UNITED NATIONS – Panama won a seat on the U.N. Security Council with the 48th ballot Tuesday after U.S.-backed Guatemala and Venezuela, led by leftist anti-American President Hugo Chavez, dropped out to end a deadlock.

Panama got 164 votes in the 192-member U.N. General Assembly, more than the 120 needed to win a two-year term starting Jan. 1 on the United Nation’s most powerful body. Venezuela got 11 votes, Guatemala 4 votes and Barbados 1 vote.

The race for the council seat, which began Oct. 16, became highly political because of the U.S. support for Guatemala and Chavez’s speech at the General Assembly in September in which he called President Bush “the devil.” A number of countries said Chavez’s anti-Bush comments hurt Venezuela’s chances.

Guatemala led Venezuela in all but one of the 47 ballots but couldn’t muster the two-thirds support needed to win in the General Assembly. The standoff was the third-longest battle for a seat on the Security Council in the United Nation’s 61-year history.

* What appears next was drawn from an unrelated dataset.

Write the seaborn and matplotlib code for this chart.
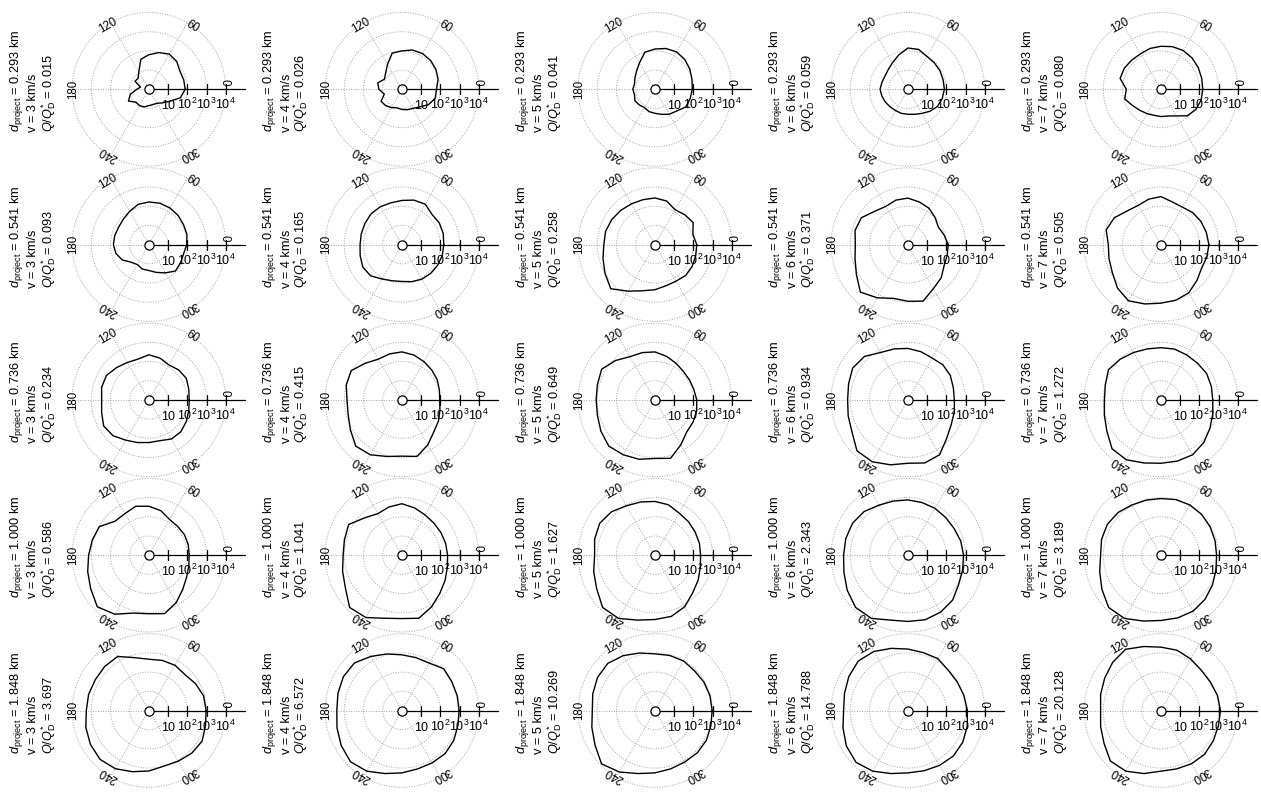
import numpy as np
import matplotlib
matplotlib.use("Agg")
import matplotlib.pyplot as plt
import seaborn as sns
import pandas as pd

sns.set_theme(style="white")
plt.rcParams['font.family'] = ['Liberation Sans', 'DejaVu Sans']
plt.rcParams['mathtext.fontset'] = 'custom'
plt.rcParams['mathtext.rm'] = 'Liberation Sans'
plt.rcParams['mathtext.it'] = 'Liberation Sans:italic'
plt.rcParams['mathtext.bf'] = 'Liberation Sans:bold'

# ---------------- data ----------------
diameters_km = ["0.293", "0.541", "0.736", "1.000", "1.848"]
velocities_kms = [3, 4, 5, 6, 7]
q_over_qd = [
    [0.015, 0.026, 0.041, 0.059, 0.080],
    [0.093, 0.165, 0.258, 0.371, 0.505],
    [0.234, 0.415, 0.649, 0.934, 1.272],
    [0.586, 1.041, 1.627, 2.343, 3.189],
    [3.697, 6.572, 10.269, 14.788, 20.128],
]
angles_deg = list(range(0, 360, 15))
angle_labels = [0, 60, 120, 180, 240, 300]
radial_ticks = [1, 2, 3, 4]
radial_tick_labels = ["10", "10$^2$", "10$^3$", "10$^4$"]

# log10 of the plotted quantity at angles 0,15,...,345 deg; one list per velocity (3..7 km/s)
log_r_d0293 = [
    [1.89, 1.88, 1.87, 2.05, 2.12, 1.98, 1.8, 1.62, 1.05, 0.8, 0.84, 0.45, 0.63, 1.0, 1.23, 0.95, 0.98, 0.95, 0.85, 0.82, 0.84, 1.0, 1.25, 1.7],
    [1.8, 1.95, 2.05, 2.12, 2.15, 2.12, 2.0, 1.95, 1.5, 1.2, 1.05, 1.3, 1.2, 0.95, 1.25, 1.2, 1.1, 1.0, 1.05, 1.1, 1.15, 1.3, 1.6, 1.8],
    [1.95, 2.0, 2.1, 2.2, 2.25, 2.2, 2.1, 2.0, 1.6, 1.35, 1.2, 1.1, 1.15, 1.1, 1.2, 1.15, 1.1, 1.2, 1.25, 1.35, 1.5, 1.6, 1.85, 1.9],
    [1.9, 1.9, 1.93, 1.95, 1.98, 2.15, 2.15, 1.85, 1.6, 1.45, 1.38, 1.4, 1.45, 1.4, 1.35, 1.3, 1.28, 1.3, 1.3, 1.35, 1.45, 1.62, 1.78, 1.85],
    [2.18, 2.2, 2.25, 2.3, 2.33, 2.3, 2.24, 2.2, 2.13, 2.15, 2.2, 2.2, 1.8, 1.95, 1.7, 1.55, 1.46, 1.4, 1.42, 1.44, 1.6, 1.95, 2.1, 2.17],
]
log_r_d0541 = [
    [1.97, 2.05, 2.08, 2.15, 2.2, 2.23, 2.22, 2.17, 2.0, 1.88, 1.82, 1.84, 1.85, 1.78, 1.6, 1.3, 1.2, 1.32, 1.35, 1.5, 1.7, 1.95, 1.9, 1.87],
    [2.18, 2.23, 2.25, 2.22, 2.43, 2.4, 2.3, 2.25, 2.27, 2.27, 2.22, 2.19, 2.18, 2.25, 2.35, 2.3, 2.07, 1.95, 1.92, 2.0, 2.08, 2.12, 2.15, 2.18],
    [2.18, 2.05, 2.3, 2.2, 2.1, 2.35, 2.43, 2.42, 2.45, 2.52, 2.6, 2.66, 2.66, 2.8, 3.0, 3.25, 2.8, 2.49, 2.35, 2.22, 2.2, 2.27, 2.25, 2.2],
    [2.1, 1.95, 1.83, 2.0, 2.19, 2.3, 2.42, 2.4, 2.3, 2.45, 2.8, 2.85, 2.74, 2.85, 3.1, 3.5, 3.2, 2.9, 2.95, 3.05, 2.65, 2.45, 2.18, 2.12],
    [2.5, 2.45, 2.41, 2.35, 2.25, 2.3, 2.5, 2.45, 2.36, 2.48, 2.8, 2.95, 2.74, 2.8, 2.92, 3.2, 3.38, 3.2, 3.05, 3.0, 2.9, 2.65, 2.45, 2.48],
]
log_r_d0736 = [
    [2.1, 2.15, 2.25, 2.2, 2.1, 2.25, 2.35, 2.2, 2.25, 2.38, 2.55, 2.55, 2.46, 2.55, 2.72, 2.64, 2.42, 2.3, 2.22, 2.2, 2.35, 2.35, 2.25, 2.15],
    [1.97, 2.02, 2.12, 2.2, 2.3, 2.42, 2.5, 2.48, 2.45, 2.7, 3.05, 3.0, 2.86, 2.9, 3.1, 3.4, 3.3, 3.05, 2.93, 3.05, 2.7, 2.35, 2.2, 2.05],
    [2.18, 2.1, 2.08, 2.1, 2.2, 2.35, 2.5, 2.55, 2.6, 2.9, 3.2, 3.1, 3.06, 3.1, 3.25, 3.4, 3.3, 3.2, 3.05, 3.15, 2.7, 2.35, 2.3, 2.25],
    [2.42, 2.45, 2.55, 2.58, 2.52, 2.6, 2.68, 2.75, 2.85, 3.2, 3.32, 3.2, 3.14, 3.22, 3.36, 3.75, 3.72, 3.5, 3.3, 3.4, 3.3, 2.85, 2.6, 2.5],
    [2.7, 2.72, 2.75, 2.7, 2.7, 2.74, 2.72, 2.75, 2.85, 3.0, 3.15, 3.0, 2.94, 3.05, 3.25, 3.6, 3.6, 3.4, 3.3, 3.3, 3.3, 3.15, 2.95, 2.8],
]
log_r_d1000 = [
    [2.1, 2.12, 2.14, 2.12, 2.15, 2.4, 2.55, 2.64, 2.5, 2.5, 2.98, 3.05, 3.14, 3.3, 3.5, 3.8, 3.55, 3.12, 3.05, 3.15, 2.85, 2.5, 2.27, 2.15],
    [2.38, 2.36, 2.35, 2.36, 2.42, 2.55, 2.68, 2.6, 2.5, 2.75, 3.2, 3.1, 3.06, 3.2, 3.4, 3.85, 3.75, 3.4, 3.3, 3.4, 3.1, 2.8, 2.6, 2.45],
    [2.38, 2.4, 2.42, 2.47, 2.53, 2.72, 2.8, 2.87, 2.97, 3.2, 3.32, 3.25, 3.14, 3.3, 3.5, 3.85, 3.8, 3.5, 3.35, 3.3, 3.1, 2.78, 2.6, 2.45],
    [2.9, 2.85, 2.78, 2.78, 2.82, 2.84, 2.88, 2.92, 3.01, 3.22, 3.33, 3.35, 3.35, 3.45, 3.65, 3.85, 3.8, 3.5, 3.45, 3.48, 3.42, 3.3, 3.05, 2.95],
    [2.9, 2.92, 2.96, 3.0, 3.02, 3.0, 2.95, 2.97, 3.02, 3.15, 3.22, 3.2, 3.14, 3.3, 3.55, 3.85, 3.8, 3.55, 3.4, 3.38, 3.36, 3.25, 3.1, 2.97],
]
log_r_d1848 = [
    [2.98, 2.95, 2.8, 2.65, 2.72, 2.7, 2.67, 2.85, 3.25, 3.25, 3.22, 3.25, 3.26, 3.4, 3.52, 3.6, 3.5, 3.3, 3.15, 3.0, 3.05, 3.15, 3.2, 3.05],
    [2.98, 2.98, 3.0, 3.08, 2.85, 2.85, 2.9, 3.05, 3.25, 3.5, 3.52, 3.45, 3.39, 3.5, 3.65, 3.78, 3.65, 3.4, 3.25, 3.15, 3.15, 3.18, 3.12, 3.02],
    [2.98, 2.97, 2.95, 2.92, 2.98, 2.97, 2.95, 3.1, 3.3, 3.47, 3.45, 3.35, 3.26, 3.4, 3.6, 3.93, 3.7, 3.4, 3.25, 3.15, 3.1, 3.12, 3.1, 3.02],
    [3.1, 3.02, 2.97, 2.97, 3.12, 3.12, 3.2, 3.35, 3.55, 3.65, 3.55, 3.42, 3.35, 3.5, 3.7, 3.82, 3.65, 3.4, 3.25, 3.25, 3.3, 3.35, 3.3, 3.2],
    [3.1, 3.05, 2.97, 2.97, 3.1, 3.25, 3.3, 3.45, 3.68, 3.55, 3.38, 3.25, 3.14, 3.25, 3.42, 3.72, 3.65, 3.4, 3.16, 3.15, 3.2, 3.22, 3.15, 3.1],
]
log_r_rows = [log_r_d0293, log_r_d0541, log_r_d0736, log_r_d1000, log_r_d1848]

# ---------------- layout ----------------
W, H = 1261, 794
SCALE = 19.2          # pixels per decade
RLIM = 5.2
fig = plt.figure(figsize=(W / 100, H / 100), dpi=100)
fig.patch.set_facecolor("white")

label_pos = {0: (5.0, 3.94), 60: (55.5, 3.98), 120: (122.5, 3.92),
             180: (180.0, 3.94), 240: (237.8, 3.94), 300: (301.8, 3.92)}
grid_kw = dict(color="#a5a5a5", lw=0.7, ls=(0, (1, 1.6)), zorder=1)

circ = np.linspace(0, 2 * np.pi, 361)
for i in range(5):
    for j in range(5):
        cx = 148.9 + 253.0 * j
        cy = 89.3 + 155.3 * i
        half = RLIM * SCALE
        ax = fig.add_axes([(cx - half) / W, 1 - (cy + half) / H, 2 * half / W, 2 * half / H],
                          projection="polar")
        ax.set_axis_off()

        # grid circles and spokes
        for rr in radial_ticks:
            ax.plot(circ, np.full_like(circ, rr), **grid_kw)
        for a in angle_labels[1:]:
            ax.plot([np.deg2rad(a)] * 2, [0, 4], **grid_kw)

        # radial axis with ticks
        ax.plot([0, 0], [0, 5.0], color="black", lw=0.9, zorder=3)
        ax.plot([0] * 4, radial_ticks, ls="none", marker="|", ms=6.5, mew=0.9, color="black", zorder=3)
        for k, lab in zip(radial_ticks, radial_tick_labels):
            ax.annotate(lab, xy=(0, k), xytext=(0, -14.5), textcoords="offset points",
                        ha="center", va="baseline", fontsize=9.0, color="black")

        # angle labels
        for a in angle_labels:
            pa, pr = label_pos[a]
            ax.text(np.deg2rad(pa), pr, str(a), rotation=a - 90, rotation_mode="anchor",
                    ha="center", va="center", fontsize=8.3, color="black", zorder=2)

        # data curve
        vals = log_r_rows[i][j]
        df = pd.DataFrame({
            "theta": np.deg2rad(angles_deg + [360]),
            "logr": vals + [vals[0]],
        })
        sns.lineplot(data=df, x="theta", y="logr", ax=ax, sort=False, estimator=None,
                     color="black", lw=1.0, zorder=4)
        ax.plot([0], [0], marker="o", ms=6.6, mfc="white", mec="black", mew=0.9, zorder=6)
        ax.set_ylim(0, RLIM)
        ax.set_axis_off()

        # side text
        x0 = cx - 148.9
        ystart = 1 - (cy + 43) / H
        lines = [
            (18.5, r"$d_{\mathrm{project}}$ = " + diameters_km[i] + " km"),
            (36.5, "v = %d km/s" % velocities_kms[j]),
            (52.0, r"$Q/Q_{\mathrm{D}}^{*}$ = " + "%.3f" % q_over_qd[i][j]),
        ]
        for bx, s in lines:
            fig.text((x0 + bx) / W, ystart, s, rotation=90, rotation_mode="anchor",
                     ha="left", va="baseline", fontsize=9.2, color="black")

fig.savefig("out.png", dpi=100, facecolor="white")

General Assembly President Sheikha Haya Rashed Al Khalifa, who announced the results, said she was “delighted” that all five new members of the Security Council had now been chosen – Belgium, Indonesia, Italy, Panama and South Africa.

Panama’s election was assured last week when the foreign ministers of Guatemala and Venezuela met and agreed to withdraw in favor of the Central American nation, which they called a bridge between the northern and southern nations in Latin America.

Panama’s U.N. ambassador, Ricardo Alberto Arias, has said his country presented its name in “a spirit of understanding the different conflicts that there are in the world, especially those caused by cultural and religious differences.”

Arias stressed that together with Peru, whose term on the council goes through 2007, Panama will defend the interests of Latin American and Caribbean countries.

The Security Council has five permanent members – Britain, China, France, Russia and the United States. The other 10 seats, filled for two-year terms, are portioned out to the five United Nations regional groups.